We often order one item in a hurry. If we drive to the store to buy a single item, our carbon footprint is slightly greater than online delivery. However, at the store we usually buy several things, which turns the burden back on delivery. Keep in mind, some small businesses cannot compete with online shopping and shut their doors.
Our fancy with speed almost triples the footprint of online delivery. The supplier doesn’t have the option to bundle orders and sends out vans that are less full and drive longer distances to satisfy our orders. Overnight or 2-day delivery is usually by plane, which plants the biggest carbon footprint. Do I really need the toothbrush or Halloween mask overnight?
A large percentage of home deliveries fail the first time (delivery truck must return with your parcel or you must drive 10 miles to a warehouse to pick it up). And, one-fifth of products are customarily returned, which doubles the carbon footprint. Many returned items are thrown away.

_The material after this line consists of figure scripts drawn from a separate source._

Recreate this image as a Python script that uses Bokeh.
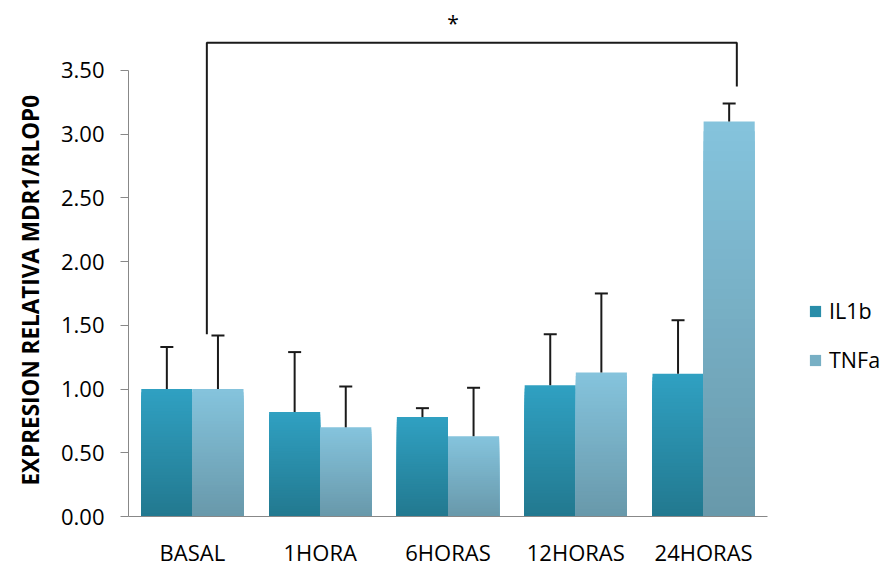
from bokeh.plotting import figure
from bokeh.models import (FixedTicker, NumeralTickFormatter, Legend, LegendItem,
                          Range1d, Title)
from bokeh.core.properties import value
from bokeh.embed import file_html
from bokeh.resources import INLINE

# ---- data ----
categories = ["BASAL", "1HORA", "6HORAS", "12HORAS", "24HORAS"]
series_names = ["IL1b", "TNFa"]
il1b = [1.00, 0.82, 0.78, 1.03, 1.12]
il1b_err = [0.33, 0.47, 0.07, 0.40, 0.42]
tnfa = [1.00, 0.70, 0.63, 1.13, 3.10]
tnfa_err = [0.42, 0.32, 0.38, 0.62, 0.14]
y_ticks = [0.0, 0.5, 1.0, 1.5, 2.0, 2.5, 3.0, 3.5]
y_title = "EXPRESION RELATIVA MDR1/RLOP0"
# significance bracket (BASAL TNFa vs 24HORAS TNFa)
bracket_x = [0.613, 0.613, 4.76, 4.76]
bracket_y = [1.43, 3.717, 3.717, 3.373]
star_label = "*"
star_x = 2.54
star_y = 3.876

FONT = "Open Sans"

# ---- colours (gradient bottom -> top) ----
il1b_bottom, il1b_top = (34, 120, 143), (48, 161, 194)
tnfa_bottom, tnfa_top = (104, 152, 170), (133, 196, 221)

def hexc(c):
    return "#%02x%02x%02x" % tuple(int(round(v)) for v in c)

def mix(a, b, t):
    return tuple(a[i] + (b[i] - a[i]) * t for i in range(3))

W, H = 883, 569
LEFT, TOP, BOTTOM = 128, 6, 52
PX_X, PX_Y = 127.8, 127.7

p = figure(width=W, height=H, output_backend="svg", toolbar_location=None,
           x_range=Range1d(0, (W - LEFT) / PX_X),
           y_range=Range1d(0, (H - TOP - BOTTOM) / PX_Y),
           min_border_left=LEFT, min_border_right=0, min_border_top=TOP,
           min_border_bottom=BOTTOM)
p.outline_line_color = None
p.xgrid.grid_line_color = None
p.ygrid.grid_line_color = None
p.background_fill_color = "white"

N = 40
def gradient_bars(xs, vals, bottom, top):
    mid_renderer = None
    for k in range(N - 1, -1, -1):
        col = hexc(mix(bottom, top, (k + 0.5) / N))
        tops = [v * (k + 1) / N for v in vals]
        r = p.vbar(x=xs, top=tops, bottom=0, width=0.4, fill_color=col,
                   line_color=None)
        if k == N // 2:
            mid_renderer = r
    return mid_renderer

idx = list(range(len(categories)))
x_il = [i + 0.3 for i in idx]
x_tn = [i + 0.7 for i in idx]

r_il = gradient_bars(x_il, il1b, il1b_bottom, il1b_top)
r_tn = gradient_bars(x_tn, tnfa, tnfa_bottom, tnfa_top)

# error bars (upper only)
for xs, vals, errs in ((x_il, il1b, il1b_err), (x_tn, tnfa, tnfa_err)):
    ups = [v + e for v, e in zip(vals, errs)]
    p.segment(x0=xs, y0=vals, x1=xs, y1=ups, line_color="#1a1a1a", line_width=2)
    p.scatter(x=xs, y=ups, marker="dash", size=13, line_color="#1a1a1a",
              line_width=2)

# bracket and star
p.line(x=bracket_x, y=bracket_y, line_color="#1a1a1a", line_width=2)
p.text(x=[star_x], y=[star_y], text=[star_label], text_font=value(FONT),
       text_font_size="21px", text_align="center", text_baseline="middle",
       text_color="#000000")

legend = Legend(items=[LegendItem(label=series_names[0], renderers=[r_il]),
                       LegendItem(label=series_names[1], renderers=[r_tn])],
                location=(680, 142), padding=0, margin=0, spacing=20,
                glyph_width=14, glyph_height=14, label_height=24,
                label_standoff=7, border_line_color=None,
                background_fill_alpha=0, label_text_font=FONT,
                label_text_font_size="21.5px", label_text_color="#000000")
p.add_layout(legend)

# y title as a side title, starting just above the axis origin
p.add_layout(Title(text=y_title, align="left", offset=31, standoff=23,
                   text_font=FONT, text_font_style="bold",
                   text_font_size="22.5px", text_color="#000000"), "left")

# axes
p.yaxis.ticker = FixedTicker(ticks=y_ticks)
p.yaxis.formatter = NumeralTickFormatter(format="0.00")
p.yaxis.bounds = (0, 3.5)
p.yaxis.axis_line_color = "#888888"
p.yaxis.major_tick_line_color = "#888888"
p.yaxis.major_tick_out = 8
p.yaxis.major_tick_in = 0
p.yaxis.minor_tick_line_color = None
p.yaxis.major_label_standoff = 16
p.yaxis.major_label_text_font = FONT
p.yaxis.major_label_text_font_size = "22px"
p.yaxis.major_label_text_color = "#000000"

p.xaxis.ticker = FixedTicker(ticks=[i + 0.5 for i in idx])
p.xaxis.major_label_overrides = {i + 0.5: c for i, c in zip(idx, categories)}
p.xaxis.bounds = (0, len(categories))
p.xaxis.axis_line_color = "#888888"
p.xaxis.major_tick_line_color = None
p.xaxis.minor_tick_line_color = None
p.xaxis.major_label_standoff = 14
p.xaxis.major_label_text_font = FONT
p.xaxis.major_label_text_font_size = "22px"
p.xaxis.major_label_text_color = "#000000"

open("out.html", "w").write(file_html(p, INLINE))
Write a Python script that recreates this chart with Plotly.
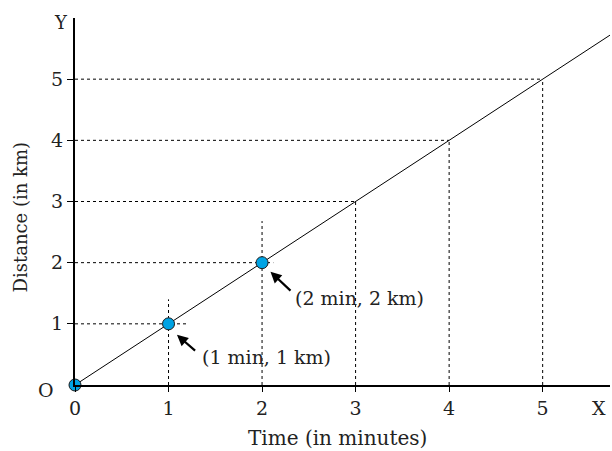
import plotly.graph_objects as go

# data
times = [0, 1, 2, 3, 4, 5]
distances = [0, 1, 2, 3, 4, 5]
marked_t = [0, 1, 2]
marked_d = [0, 1, 2]
# how far each dotted guide reaches past its point (horizontal, vertical)
guide_h_end = [1.2, 2.12, 3, 4, 5]
guide_v_end = [1.4, 2.68, 3, 4, 5]
labels = ["(1 min, 1 km)", "(2 min, 2 km)"]
x_ticks = ["0", "1", "2", "3", "4", "5"]
y_ticks = ["1", "2", "3", "4", "5"]

FONT = "DejaVu Serif"
TXT = "#222222"
fig = go.Figure()

# dotted guides
for i, v in enumerate(distances[1:]):
    fig.add_trace(go.Scatter(x=[0, guide_h_end[i]], y=[v, v], mode="lines",
                             line=dict(color="black", width=1, dash="dot"),
                             hoverinfo="skip", showlegend=False))
    fig.add_trace(go.Scatter(x=[v, v], y=[0, guide_v_end[i]], mode="lines",
                             line=dict(color="black", width=1, dash="dot"),
                             hoverinfo="skip", showlegend=False))

# main line
fig.add_trace(go.Scatter(x=[times[0], 6.5], y=[distances[0], 6.5], mode="lines",
                         line=dict(color="black", width=1), showlegend=False))

# points
fig.add_trace(go.Scatter(x=marked_t, y=marked_d, mode="markers", cliponaxis=False,
                         marker=dict(size=12, color="#00A3E4",
                                     line=dict(color="#1a1a1a", width=1)),
                         showlegend=False))

# arrows + labels
arrows = [((1.09, 0.82), (1.30, 0.54), (1.34, 0.46)),
          ((2.09, 1.85), (2.32, 1.52), (2.33, 1.42))]
for (head, tail, txt), lab in zip(arrows, labels):
    fig.add_annotation(x=head[0], y=head[1], ax=tail[0], ay=tail[1],
                       xref="x", yref="y", axref="x", ayref="y",
                       showarrow=True, arrowhead=2, arrowsize=1, arrowwidth=2.2,
                       arrowcolor="black", text="")
    fig.add_annotation(x=txt[0], y=txt[1], xref="x", yref="y", text=lab,
                       showarrow=False, xanchor="left", yanchor="middle",
                       font=dict(family=FONT, size=19, color=TXT))

# axis letters
fig.add_annotation(x=0, y=6.0, xref="x", yref="y", text="Y", showarrow=False,
                   xshift=-14, yshift=-4, xanchor="center", yanchor="middle",
                   font=dict(family=FONT, size=18, color=TXT))
fig.add_annotation(x=5.72, y=0, xref="x", yref="y", text="X", showarrow=False,
                   xshift=-11, yshift=-23, xanchor="center", yanchor="middle",
                   font=dict(family=FONT, size=19, color=TXT))
fig.add_annotation(x=0, y=0, xref="x", yref="y", text="O", showarrow=False,
                   xshift=-29, yshift=-5, xanchor="center", yanchor="middle",
                   font=dict(family=FONT, size=19, color=TXT))

# axis titles
fig.add_annotation(x=0.5, y=0, xref="paper", yref="paper", text="Time (in minutes)",
                   showarrow=False, xanchor="center", yanchor="middle", yshift=-53,
                   xshift=-5,
                   font=dict(family=FONT, size=20, color=TXT))
fig.add_annotation(x=0, y=0.5, xref="paper", yref="paper", text="Distance (in km)",
                   showarrow=False, xanchor="center", yanchor="middle", xshift=-55,
                   yshift=-16, textangle=-90,
                   font=dict(family=FONT, size=18, color=TXT))

fig.update_layout(
    width=612, height=451,
    margin=dict(l=75, r=2, t=18, b=66),
    plot_bgcolor="white", paper_bgcolor="white",
    xaxis=dict(range=[0, 5.72], showgrid=False, zeroline=False, automargin=False,
               showline=True, linecolor="black", linewidth=2,
               tickvals=times, ticktext=x_ticks, ticks="outside", ticklen=5,
               tickcolor="black",
               tickfont=dict(family=FONT, size=19, color=TXT)),
    yaxis=dict(range=[0, 6.0], showgrid=False, zeroline=False, automargin=False,
               showline=True, linecolor="black", linewidth=2,
               tickvals=distances[1:], ticktext=y_ticks, ticks="outside",
               ticklen=6, tickcolor="black",
               tickfont=dict(family=FONT, size=19, color=TXT)),
)

fig.write_html("out.html", config={"displayModeBar": False},
               post_script="document.body.style.margin='0';document.body.style.overflow='hidden';")
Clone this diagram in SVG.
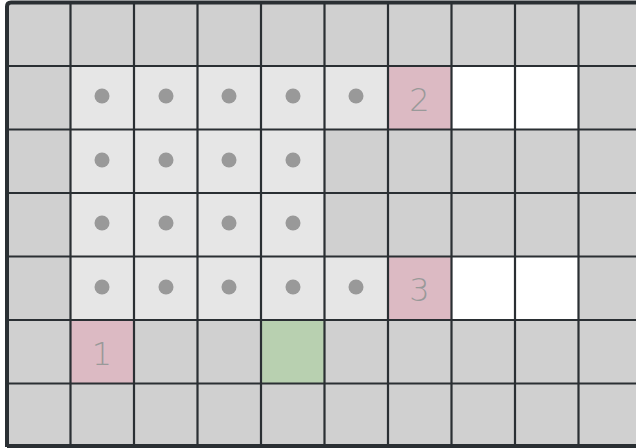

And then there’s all that packaging that ordering online creates…
Consider these options:
Order specialty items that you can’t get at home but shop at local stores for everything from Oregon-made face creams to eco-sourced toilet paper. Charmin, Bounty, and Costco’s own Kirkland toilet paper are all made with 100% virgin forest fiber, sourced in part from the climate-critical Canadian boreal forest.
Walk to the store. Short auto trips traveling 10-20 mph with lots of idling emit 1.2-2 pounds of CO2 per mile traveled. Bundle up and bundle errands.